Have You Got A Hangover?

8th July 2024
5 min read


Photo by Andrea Piacquadio

One of the luxuries of being engaged with product development that extends several years is you get to witness the evolution of a design as it moves through its development lifecycle.

Like a Tralfamadorian, we can look at the lineage of a design through time in the development artifacts that fill our studio cupboards and drawers.

The upshot to this is you can look back at earlier evolutions of a design and laugh at the stupid decisions you made. Decisions that through some thorough testing you weeded out of the design as it evolved. You of course didn't know they were stupid at the time. You had to go through the process of testing them.

But what about the design decisions you made months or years ago that continue to linger? What elements of your design are binding you to a certain form? Or configuration? Or component selection?

Without even realising it, you might have a hangover.


I hope you've gathered by now I don't mean a hangover induced by too many shandys. Rather, from Mirriam-Webster:

1 . something (such as a surviving custom) that remains from what is past.

These design hangovers are often the result of decisions made during development that lead to limitations further down the line. They can be negligible, or can result in significant time and cost if they need rectifying. More often than not, when the cost outweighs the benefit, these hangovers make it all the way to production.

You'd be surprised how many products on the market have hangovers baked in. At some point in time it might have made sense, but by the time someone wanted to change it, it was not important enough to change and too costly to do so.

A good, recent example for me was a material choice for a specific component. Specifying this material made sense because many of the other components were all of the same material. There was good reasons to be able to add several parts into a family tool. Yet, the choice of material ultimately severely limited our choice of adhesives. My hangover became the specialised, and costly, adhesive we needed.

Currently I'm doing some refinements to a design for production. Doing tweaks to a design that already has tooling made reminds me how design decisions we make at some point in time, with the wisdom bestowed upon us at that time, will hamstring improvements we may want to make later.

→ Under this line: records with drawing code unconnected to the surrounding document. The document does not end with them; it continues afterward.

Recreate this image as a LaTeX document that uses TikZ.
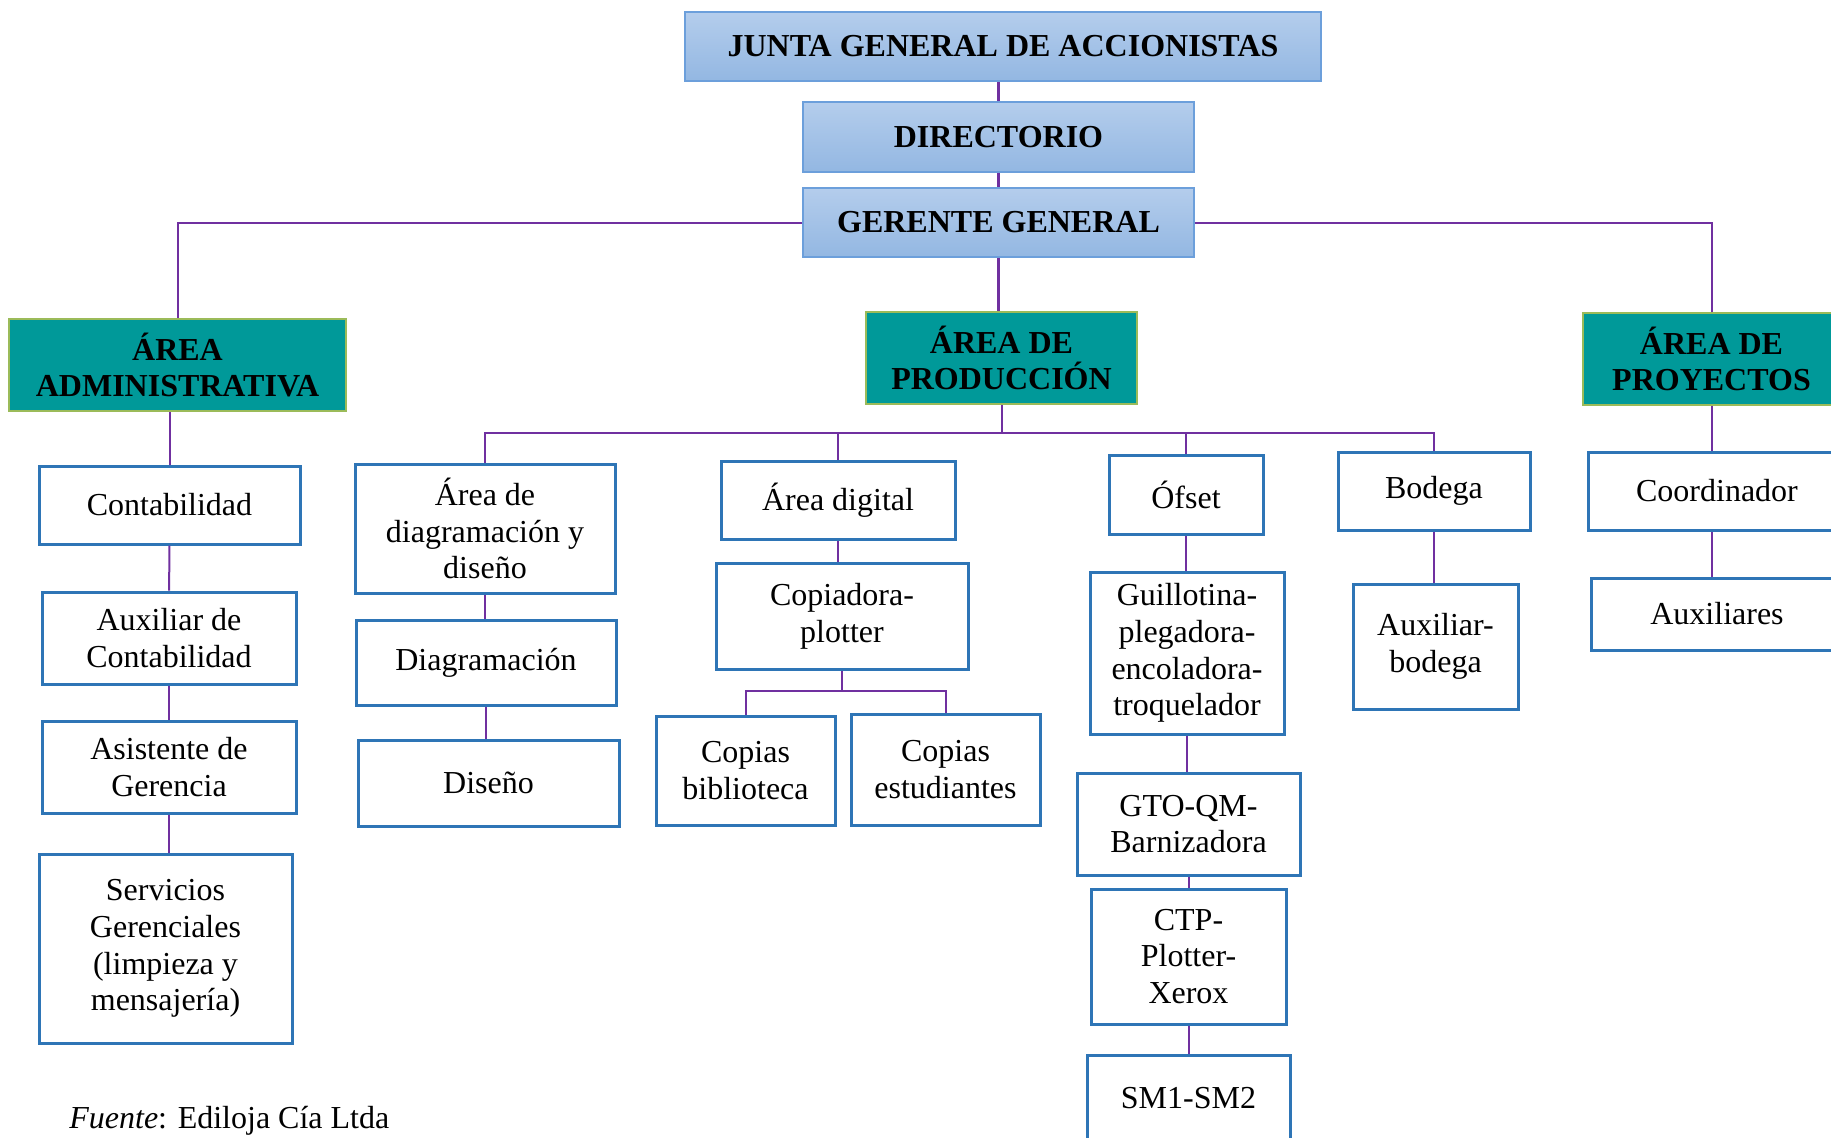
\documentclass[tikz,border=0pt]{standalone}
\usepackage{fontspec}
\setmainfont{Liberation Serif}
\usepackage{tikz}
\definecolor{cajaazul}{RGB}{46,117,182}
\definecolor{lineamorada}{RGB}{112,48,160}
\definecolor{verdeazul}{RGB}{0,153,153}
\definecolor{bordeverde}{RGB}{155,187,89}
\definecolor{celesteA}{RGB}{180,205,236}
\definecolor{celesteB}{RGB}{147,183,226}
\definecolor{bordeceleste}{RGB}{108,159,219}
\newcommand{\letra}{\fontsize{16pt}{18.3pt}\selectfont}
\tikzstyle{mando} = [draw=bordeceleste, line width=0.75pt, top color=celesteA, bottom color=celesteB, inner sep=0pt, font=\letra\bfseries]
\tikzstyle{area} = [draw=bordeverde, line width=0.75pt, fill=verdeazul, align=center, inner sep=0pt, font=\letra\bfseries]
\tikzstyle{puesto} = [draw=cajaazul, line width=1.5pt, fill=white, align=center, inner sep=0pt, font=\letra]
\tikzstyle{enlace} = [draw=lineamorada, line width=1pt]
\tikzstyle{enlacegrueso} = [draw=lineamorada, line width=1.5pt]

\begin{document}
\begin{tikzpicture}[x=0.5pt, y=-0.5pt]
			\useasboundingbox (0,0) rectangle (1831,1137);
			\clip (0,0) rectangle (1831,1137);
			% direccion
			\node[mando, minimum width=318pt, minimum height=34.5pt] (junta) at (1003,46.5) {JUNTA GENERAL DE ACCIONISTAS};
			\node[mando, minimum width=195.5pt, minimum height=35pt] (dir) at (998.5,137) {DIRECTORIO};
			\node[mando, minimum width=195.5pt, minimum height=34.5pt] (ger) at (998.5,222.5) {GERENTE GENERAL};
			% areas
			\node[area, minimum width=168.5pt, minimum height=46pt] (admin) at (177.5,365) {ÁREA\\ADMINISTRATIVA};
			\node[area, minimum width=135.5pt, minimum height=46pt] (prod) at (1001.5,358) {ÁREA DE\\PRODUCCIÓN};
			\node[area, minimum width=128.5pt, minimum height=46pt] (proy) at (1711.5,359) {ÁREA DE\\PROYECTOS};
			% administrativa
			\node[puesto, minimum width=130.5pt, minimum height=39pt] (conta) at (169.5,505) {Contabilidad};
			\node[puesto, minimum width=127pt, minimum height=46pt] (auxc) at (169,638) {Auxiliar de\\Contabilidad};
			\node[puesto, minimum width=127pt, minimum height=46pt] (asis) at (169,767) {Asistente de\\Gerencia};
			\node[puesto, minimum width=126.5pt, minimum height=94.5pt] (serv) at (165.5,948.5) {Servicios\\Gerenciales\\(limpieza y\\mensajería)};
			% produccion
			\node[puesto, minimum width=130pt, minimum height=64.5pt] (adiag) at (485,528.5) {Área de\\diagramación y\\diseño};
			\node[puesto, minimum width=130pt, minimum height=42.5pt] (diag) at (486,662.5) {Diagramación};
			\node[puesto, minimum width=130.5pt, minimum height=43pt] (dise) at (488.5,783) {Diseño};
			\node[puesto, minimum width=117pt, minimum height=39pt] (adig) at (838,500) {Área digital};
			\node[puesto, minimum width=126pt, minimum height=53pt] (copi) at (842,616) {Copiadora-\\plotter};
			\node[puesto, minimum width=89.5pt, minimum height=54.5pt] (cbib) at (745.5,770.5) {Copias\\biblioteca};
			\node[puesto, minimum width=94.5pt, minimum height=55.5pt] (cest) at (945.5,769.5) {Copias\\estudiantes};
			\node[puesto, minimum width=77pt, minimum height=39.5pt] (ofs) at (1186,494.5) {Ófset};
			\node[puesto, minimum width=97pt, minimum height=81pt] (guil) at (1187,653) {Guillotina-\\plegadora-\\encoladora-\\troquelador};
			\node[puesto, minimum width=111.5pt, minimum height=51pt] (gto) at (1188.5,824) {GTO-QM-\\Barnizadora};
			\node[puesto, minimum width=97.5pt, minimum height=67.5pt] (ctp) at (1188.5,956.5) {CTP-\\Plotter-\\Xerox};
			\node[puesto, minimum width=101.5pt, minimum height=43pt] (sm) at (1188.5,1098) {SM1-SM2};
			\node[puesto, minimum width=96pt, minimum height=39pt] (bod) at (1434,491) {Bodega};
			\node[puesto, minimum width=82.5pt, minimum height=62.5pt] (auxb) at (1435.5,646.5) {Auxiliar-\\bodega};
			% proyectos
			\node[puesto, minimum width=129pt, minimum height=39pt] (coor) at (1717,491) {Coordinador};
			\node[puesto, minimum width=126pt, minimum height=36pt] (auxs) at (1717,614) {Auxiliares};
			\node[anchor=base west, inner sep=0pt, font=\letra] (fuente) at (69,1128) {\textit{Fuente}: Ediloja Cía Ltda};
			% enlaces
			\coordinate (bus) at (1000,433);
			\coordinate (bus2) at (842,691);
			\draw[enlacegrueso] (dir.north) -- (dir.north |- junta.south);
			\draw[enlacegrueso] (dir.south) -- (ger.north);
			\draw[enlacegrueso] (ger.south) -- (ger.south |- prod.north);
			\draw[enlace] (ger.west) -| (admin.north);
			\draw[enlace] (ger.east) -| (proy.north);
			\draw[enlace] (conta.north) -- (conta.north |- admin.south);
			\draw[enlace] (conta) -- (auxc);
			\draw[enlace] (auxc) -- (asis);
			\draw[enlace] (asis) -- (serv.north -| asis.south);
			\draw[enlace] (prod.south) -- (prod.south |- bus);
			\draw[enlace] (adiag.north) |- (bus) -| (bod.north);
			\draw[enlace] (adig.north) -- (adig.north |- bus);
			\draw[enlace] (ofs.north) -- (ofs.north |- bus);
			\draw[enlace] (adiag) -- (diag.north -| adiag.south);
			\draw[enlace] (diag) -- (dise.north -| diag.south);
			\draw[enlace] (adig.south) -- (adig.south |- copi.north);
			\draw[enlace] (copi.south) -- (copi.south |- bus2);
			\draw[enlace] (cbib.north) |- (bus2) -| (cest.north);
			\draw[enlace] (ofs.south) -- (ofs.south |- guil.north);
			\draw[enlace] (guil.south) -- (guil.south |- gto.north);
			\draw[enlace] (gto) -- (ctp);
			\draw[enlace] (ctp) -- (sm);
			\draw[enlace] (bod) -- (auxb.north -| bod.south);
			\draw[enlace] (proy.south) -- (proy.south |- coor.north);
			\draw[enlace] (proy.south |- coor.south) -- (proy.south |- auxs.north);
		\end{tikzpicture}
\end{document}
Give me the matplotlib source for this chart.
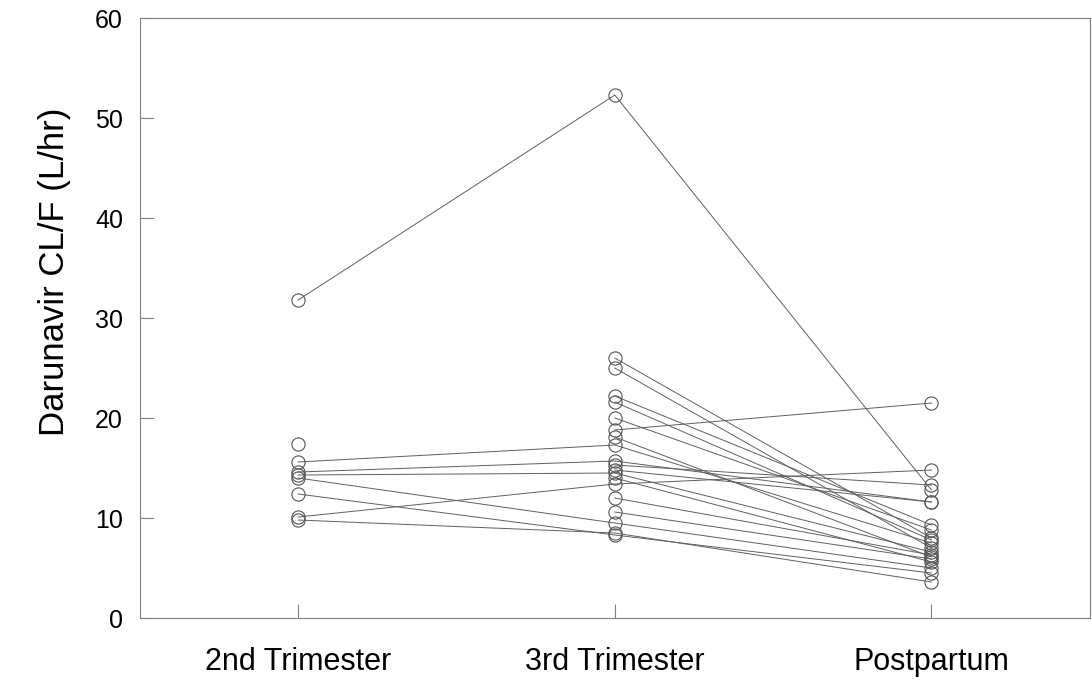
import numpy as np
import matplotlib
matplotlib.use("Agg")
import matplotlib.pyplot as plt

plt.rcParams['font.family'] = ['Liberation Sans', 'DejaVu Sans']

# visits on the x axis
visits = ["2nd Trimester", "3rd Trimester", "Postpartum"]

# darunavir CL/F per subject (L/hr), nan = not sampled
tri2 = [31.8, 17.4, 15.6, 14.6, 14.3, 14.0, 12.4, 10.1, 9.8,
        np.nan, np.nan, np.nan, np.nan, np.nan, np.nan, np.nan,
        np.nan, np.nan, np.nan, np.nan, np.nan]
tri3 = [52.3, np.nan, 17.3, 15.7, 14.5, 9.5, 8.3, 13.4, 8.5,
        26.0, 25.0, 22.2, 21.6, 20.0, 18.8, 18.1,
        15.3, 14.8, 14.0, 12.0, 10.6]
post = [12.8, np.nan, 7.5, 11.6, 6.6, 5.0, 4.5, 14.8, 3.6,
        8.0, 7.0, 9.3, 7.8, 8.8, 21.5, 6.1,
        13.3, 11.6, 5.6, 6.3, 5.9]

fig = plt.figure(figsize=(10.92, 6.81), dpi=100)
ax = fig.add_axes([0.128, 0.0925, 0.870, 0.881])

x = np.arange(1, len(visits) + 1)
for a, b, c in zip(tri2, tri3, post):
    ax.plot(x, [a, b, c], color="#5f5f5f", lw=0.7,
            marker="o", ms=9.5, mfc="none", mec="#555555", mew=0.8)

ax.set_xlim(0.5, 3.5)
ax.set_ylim(0, 60)
ax.set_xticks(x)
ax.set_xticklabels(visits, fontsize=22)
ax.set_yticks(np.arange(0, 61, 10))
ax.tick_params(axis="y", direction="in", length=10, width=0.8,
               color="#808080", labelsize=18, pad=12)
ax.tick_params(axis="x", direction="in", length=10, width=0.8,
               color="#808080", pad=21)
for s in ax.spines.values():
    s.set_color("#808080")
    s.set_linewidth(0.8)

ax.set_ylabel("Darunavir CL/F (L/hr)", fontsize=25)
ax.yaxis.set_label_coords(-0.072, 0.577)

fig.savefig("out.png", dpi=100)
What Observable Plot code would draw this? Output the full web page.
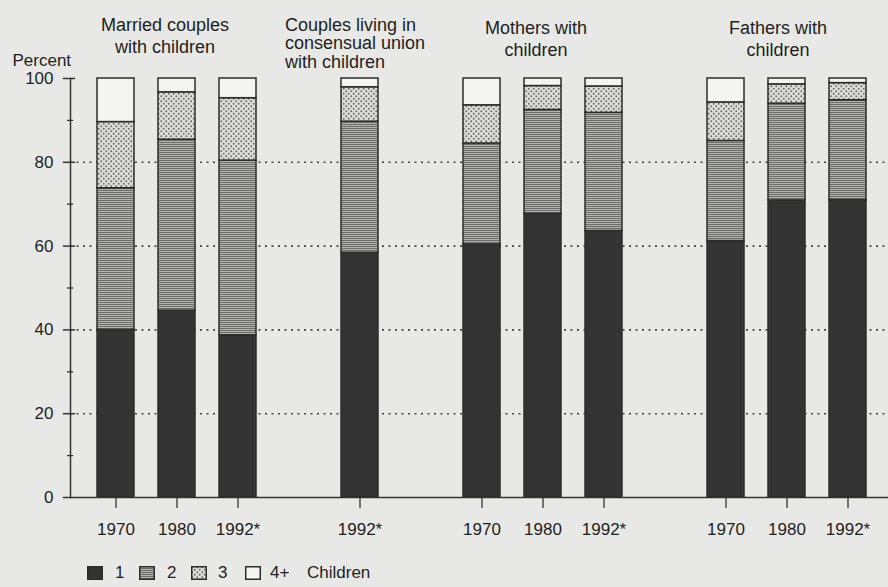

Of course, this is somewhat inherent in the design process. Naturally, as the design matures the decisions made, good and bad, become more fixed and harder to change. That's why we iterate early and often - it's faster and cheaper to do. Much better to weed out stupid ideas when they're still on paper than it is when they're already cut into tool steel.

Inherited Hangovers

Not all hangovers are of your own doing either.

I've had clients come to me with all kinds of things that designers before me have worked on. It can be an interesting window into the mind of your predecessor.

Looking through that window often starts with being dumbfounded, leads to scepticism, and finally (hopefully) understanding. The initial response can often be to tear up all the work already done and start again. But that's often just as unwise as you may think the design decisions were. Getting a bit forensic on the work that has preceded you can give you better insight into why a design is the way it is, and the best way to improve it.

That's not to say there isn't any hangovers in the previous design. Having fresh eyes on a design is a luxury you only have once, and you should at the very least capture your first impressions. Even if you don't act on them.

Something else to consider is client buy-in on some of these ideas. Whether their inception came from the designer or client directly, often the client may be attached to them. They have, after all, invested a great deal of time and money to get to the point they're at. Suggesting they put a torch to the whole lot because it doesn't make sense to you might not be a wise move.

It's also worth considering what hangovers of yours someone else might inherit. We all have our own funny ideas from time to time. Or we believe things should be a certain way for whatever reason. Even if totally justified, think those design choices through to their logical conclusions and see if they still make sense.

Curing A Hangover

Lets face it, some hangovers are terminal. Most products come with conflicting requirements where no perfect solution exists. In these situations there is always a compromise, and these compromises always have hangovers attached. To use a specific material means using a specific adhesive, for instance.

The way to cure many design hangovers is to continually test the current solution against the needs of the user and client. Taking a step back and reassessing the state of the design with fresh eyes can help tremendously in identifying potential limiting design choices.

Better still, have your design challenged by an independent observer. Ideally one also skilled in the art. There's no better way to test your ideas than by justifying them to a peer or mentor. Just make sure you put away your ego first.

The sooner and more often this is done, the more cost-effectively stupid decisions can be weeded out.

Preventing a Hangover

Prevention is better than the cure.

In addition to testing the design with the right people, we need to ensure out design makes the most sense for the client, the project, and potentially whoever will work on the project after you. Not always, but often as designers we need to put away our particular beliefs and preferences and consider the impacts of the decisions we make.

This is called second-order thinking. Don't just think about the effect of decisions, but the effects of those effects. Like a Tralfamadorian, cast your mind forward and visualise the impact of what you do today on the project in the last stages of development before launch.

This means being flexible in our ideas, and 'playing nice' in the ecosystem in which the design exists. It sometimes means not being weird, no matter how strongly you believe your way may be (or even is) better.